Throughout his acting career and later, in his campaign for governor, Schwarzenegger was dogged by reports that he groped female assistants and sexually harassed women. His affair with the housekeeper was, for Shriver, the final straw. Despite what he calls his “huge amount of failures” it has been a remarkable life for Schwarzenegger, who won the Mr Europe title when he was 19. The following year he moved to America and after winning the Mr Universe and Mr Olympia crowns, took up acting and went on to become the world’s highest-paid action star in films such as Total Recall, True Lies and the Terminator series.
He went into politics in 2003, leaving the film industry on a high note, having received £20 million for starring in Terminator 3: The Rise of the Machines. After leaving the California governor’s office he made a successful return, winking at his older tough-guy status in the Expendables movies, playing an embattled sheriff in The Last Stand and going the low-budget route as a grizzled dad in the forthcoming zombie movie Maggie.
But, he admits, he had his doubts as to whether he would be accepted after his long break. “The fear in me was that there would be a new breed of action heroes coming up while I was away. Well, that didn’t happen,” he says with some satisfaction. “So when I did my cameo on The Expendables, which only took me four hours to film and the audience applauded when I came on the screen, I knew I’d be accepted and I could go back into the movie business.” For the fifth instalment of the sci-fi Terminator series, Terminator Genisys, he returns as a senior T-800 cyborg nicknamed Pops. This time, the Sarah Connor of 1984 (portrayed then by Linda Hamilton and now by Emilia Clarke of Game of Thrones) is a target of forces from a grim future in which humans fight the artificial intelligence system Skynet. Schwarzenegger’s T800 cyborg is Connor’s protector.

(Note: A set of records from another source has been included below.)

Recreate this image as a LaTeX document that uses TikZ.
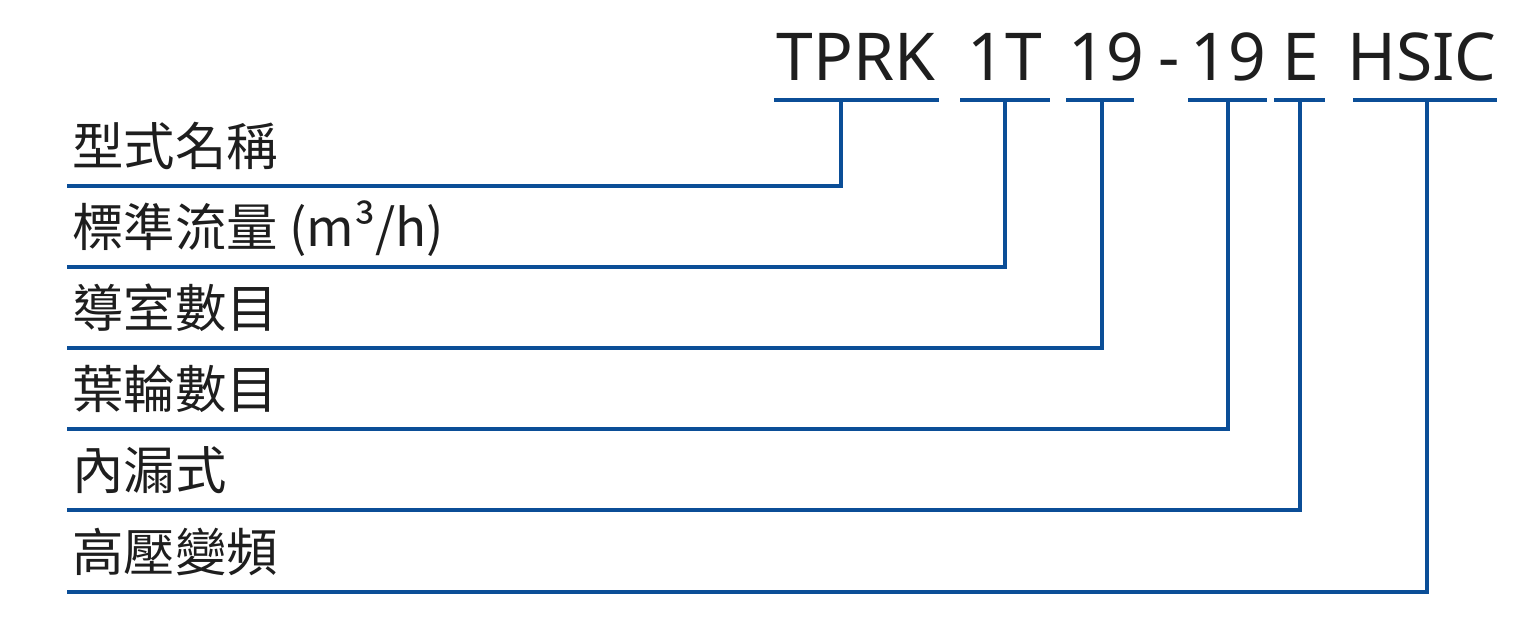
\documentclass[tikz,border=0pt]{standalone}
\usepackage{fontspec}
\setmainfont{Noto Sans}
\newfontfamily\cjkfont{Noto Sans CJK TC}
\usetikzlibrary{positioning,calc}
\definecolor{rulebl}{HTML}{0B4E97}
\definecolor{inkdk}{HTML}{1E1E1E}

\tikzset{
  code/.style={anchor=base,inner sep=0pt,text=inkdk,font=\fontsize{33}{33}\selectfont},
  lab/.style={anchor=base west,inner sep=0pt,text=inkdk,font=\cjkfont\fontsize{25.7}{26}\selectfont},
  rule/.style={draw=rulebl,line width=2pt,line cap=rect}
}

\begin{document}
\begin{tikzpicture}[x=0.5pt,y=-0.5pt]
\useasboundingbox (0,0) rectangle (1536,638);
% model code
\node[code] (tprk) at (856,80) {TPRK};
\node[code] (flow) at (1005,80) {1T};
\node[code] (cham) at (1106,80) {19};
\node[code] (dash) at (1169,80) {-};
\node[code] (imp) at (1228,80) {19};
\node[code] (leak) at (1301,80) {E};
\node[code] (hv) at (1422,80) {HSIC};
% underlines
\coordinate (tprk-a) at (776,100);\coordinate (tprk-b) at (937,100);\coordinate (tprk-m) at (841,100);
\coordinate (flow-a) at (962,100);\coordinate (flow-b) at (1048,100);\coordinate (flow-m) at (1005,100);
\coordinate (cham-a) at (1068,100);\coordinate (cham-b) at (1132,100);\coordinate (cham-m) at (1102,100);
\coordinate (imp-a) at (1190,100);\coordinate (imp-b) at (1265,100);\coordinate (imp-m) at (1228,100);
\coordinate (leak-a) at (1276,100);\coordinate (leak-b) at (1323,100);\coordinate (leak-m) at (1300,100);
\coordinate (hv-a) at (1355,100);\coordinate (hv-b) at (1495,100);\coordinate (hv-m) at (1427,100);
\draw[rule] (tprk-a)--(tprk-b);\draw[rule] (flow-a)--(flow-b);\draw[rule] (cham-a)--(cham-b);
\draw[rule] (imp-a)--(imp-b);\draw[rule] (leak-a)--(leak-b);\draw[rule] (hv-a)--(hv-b);
% labels and their lines
\node[lab] (tprk-t) at (72,165) {型式名稱};
\node[lab] (flow-t) at (72,246) {標準流量 (m³/h)};
\node[lab] (cham-t) at (72,327) {導室數目};
\node[lab] (imp-t) at (72,408) {葉輪數目};
\node[lab] (leak-t) at (72,489) {內漏式};
\node[lab] (hv-t) at (72,571) {高壓變頻};
\coordinate (tprk-l) at (69,186);
\coordinate (flow-l) at (69,267);
\coordinate (cham-l) at (69,348);
\coordinate (imp-l) at (69,429);
\coordinate (leak-l) at (69,510);
\coordinate (hv-l) at (69,592);
\draw[rule] (tprk-m) |- (tprk-l);
\draw[rule] (flow-m) |- (flow-l);
\draw[rule] (cham-m) |- (cham-l);
\draw[rule] (imp-m) |- (imp-l);
\draw[rule] (leak-m) |- (leak-l);
\draw[rule] (hv-m) |- (hv-l);
\end{tikzpicture}
\end{document}
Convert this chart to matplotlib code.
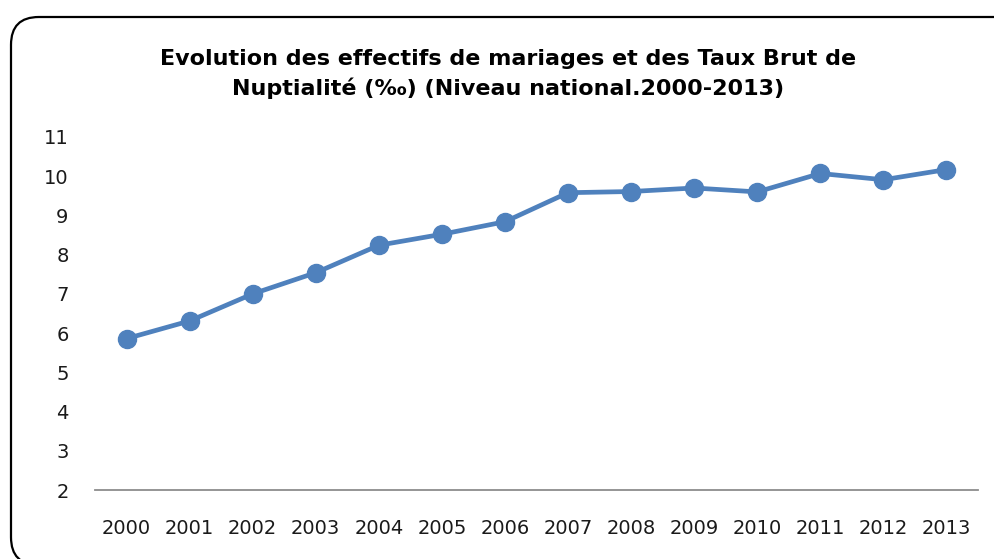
import matplotlib.pyplot as plt
from matplotlib.patches import FancyBboxPatch

years = ["2000", "2001", "2002", "2003", "2004", "2005", "2006",
         "2007", "2008", "2009", "2010", "2011", "2012", "2013"]
tbn = [5.86, 6.31, 7.00, 7.54, 8.24, 8.52, 8.84,
       9.58, 9.61, 9.70, 9.60, 10.07, 9.91, 10.17]

plt.rcParams['font.family'] = ['DejaVu Sans']

fig = plt.figure(figsize=(9.94, 5.59), dpi=100)

# rounded chart border, running off the right and bottom edges like the source
border = FancyBboxPatch((11 / 994, -6 / 559), 1.05, 548 / 559,
                        boxstyle="round,pad=0,rounding_size=0.028",
                        transform=fig.transFigure, fill=False,
                        edgecolor="black", linewidth=1.6, clip_on=False,
                        mutation_aspect=994 / 559)
fig.patches.append(border)

ax = fig.add_axes([95 / 994, 1 - 490 / 559, 883 / 994, (490 - 137) / 559])
x = range(len(years))
ax.plot(x, tbn, color="#4F81BD", linewidth=3.4, marker="o", markersize=13)

ax.set_xlim(-0.5, len(years) - 0.5)
ax.set_ylim(2, 11)
ax.set_yticks(range(2, 12))
ax.set_xticks(list(x))
ax.set_xticklabels(years)
ax.tick_params(axis="both", length=0, labelsize=14, colors="#1a1a1a")
ax.tick_params(axis="x", pad=21)
ax.tick_params(axis="y", pad=19)

for s in ["top", "right", "left"]:
    ax.spines[s].set_visible(False)
ax.spines["bottom"].set_color("#8C8C8C")
ax.spines["bottom"].set_linewidth(1.3)

fig.text(0.511, 1 - 74 / 559,
         "Evolution des effectifs de mariages et des Taux Brut de\nNuptialité (‰) (Niveau national.2000-2013)",
         ha="center", va="center", fontsize=16, fontweight="bold",
         linespacing=1.5)

fig.savefig("out.png", dpi=100)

“For the last 25 years I have been a father, so playing the protector of Sarah Connor came very naturally to me,” says Schwarzenegger, who worked out for two hours a day, six days a week, to get in shape for the role. There is talk of another movie in the offing as well Terminator True Lies as a sequel to and a return to Conan the Barbarian in a sequel, The Legend of Conan. “My life has been so blessed and has been so wonderful, I don’t know if I would change anything,” he insists. “I’d leave it alone, even with the mistakes I made.”